Survival Period in Insurance

What is a Survival Period in Insurance and how does it impact your policy? Find out the purpose, importance, and things to consider.

What is the Survival Period in Insurance?

The survival period refers to the minimum length of time an insured person must survive after being diagnosed with a critical illness or covered condition for the insurance benefits to become payable. This clause is commonly found in critical illness insurance policies and ensures that the claim is valid only if the policyholder survives beyond the specified period, typically ranging from 14 to 30 days.

For example, if a critical illness policy specifies a 30-day survival period and the insured passes away within 20 days of diagnosis, the insurer will not pay the critical illness benefit.

Purpose of the Survival Period

  1. Claims Management: The survival period helps insurers avoid immediate payouts in cases where the insured passes away shortly after diagnosis, as such scenarios are often covered by life insurance instead.
  2. Clarifies Coverage Intent: It ensures that critical illness insurance supports treatment and recovery rather than serving as a death benefit.

Key Features of Survival Period

  1. Applicable to Critical Illness Policies: Survival periods are primarily included in critical illness riders or standalone critical illness policies.
  2. Fixed Duration: The survival period is predefined in the policy document and typically ranges from 14 to 30 days, although it can vary by insurer.
  3. Condition-Specific: In some cases, the survival period may differ based on the specific illness covered under the policy.

Example of Survival Period in Action

Ravi holds a critical illness insurance policy with a sum assured of ₹20 lakhs and a 30-day survival period.
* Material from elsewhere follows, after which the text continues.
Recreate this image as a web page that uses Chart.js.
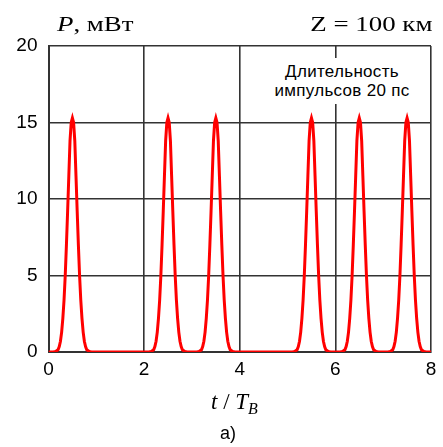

He is diagnosed with a heart attack and survives for 35 days after the diagnosis. Since Ravi outlives the survival period, the insurer pays the claim amount of ₹20 lakhs. If Ravi had passed away within 30 days, the claim would have been denied under the critical illness policy but could have been covered under a life insurance policy if he had one.

Why is the Survival Period Important?

  1. Defines Coverage Limits: The survival period ensures that the policy covers the intended purpose—financial assistance for recovery and treatment.
  2. Prevents Overlapping Benefits: It distinguishes critical illness coverage from life insurance, which typically provides benefits upon death.

Tips for Policyholders Regarding Survival Period

  1. Understand the Terms: Review the survival period clause in your policy document to avoid surprises during claims.
  2. Complementary Coverage: Consider combining critical illness insurance with life insurance to ensure comprehensive financial protection.
  3. Choose a Suitable Policy: Compare survival periods across policies and opt for one with a shorter duration if it aligns with your needs.

Why Should You Consider the Survival Period Before Buying a Policy?

The survival period significantly impacts the utility of a critical illness policy. A shorter survival period ensures quicker access to funds during emergencies, while a longer period might lead to delays in receiving benefits. Understanding the survival period helps policyholders make informed decisions and choose policies that align with their financial and healthcare priorities.